7 comments on “The Independent: Audacious, thrilling – and deeply dangerous

  1. Newbie Anglican says:

    Oh please. It was an Soviet-style imperialist stunt by Putin.

  2. libraryjim says:

    OK, the flag was planted by the SUBMARINE. Wake me when someone WALKS on the seabed and plants a flag. Then that will be comprable to the moon-walk.

  3. Catharine Phillips says:

    The Russians are laying claim
    To the North Pole
    More specifically
    The ocean floor under
    The North Pole

    It boggles the mind
    How anyone could think that planting a flag
    On the ocean bottom
    Under the North Pole
    Makes it theirs
    Or anyone’s
    The possession of a whole country?
    An individual?
    Santa Claus?
    Anyone?
    And
    An underwater flag?
    What does it say?
    THIS IS MINE!
    TAG…
    FIRST DIBS…
    Child rules
    I guess fitting for the North Pole

  4. Rob Eaton+ says:

    Ethel?

  5. Harvey says:

    One article I read implied that there was oil beneath the bottom of the Artic sea. By the way do we claim Antartica because an American first set foot in that region. Come on Putin give us a break!

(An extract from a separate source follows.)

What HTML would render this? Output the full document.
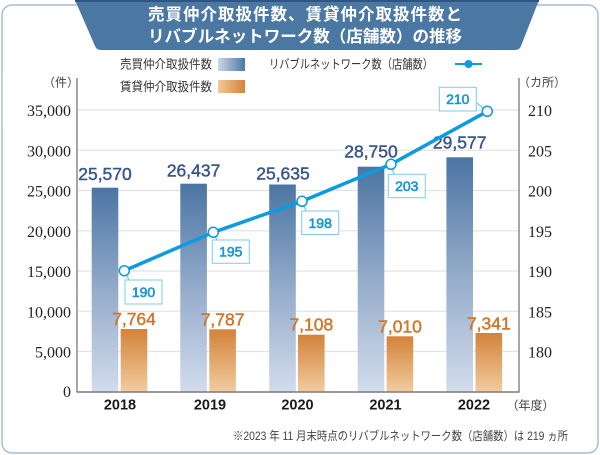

  6. Christopher Hathaway says:

    All of international law regarding national boundaries is premissed upon the idea that a nations boundaries only include a small protion of the seas bordering its lands. This means that there must be a clear distinction between land and sea. Russia is attempting to erase that distinction.

  7. Newbie Anglican says:

    #5: We do not claim all of Antartica. Unless something has changed since I last read on the subject, there are international treaties about Antartica, and we (the U. S.) are in full compliance with them.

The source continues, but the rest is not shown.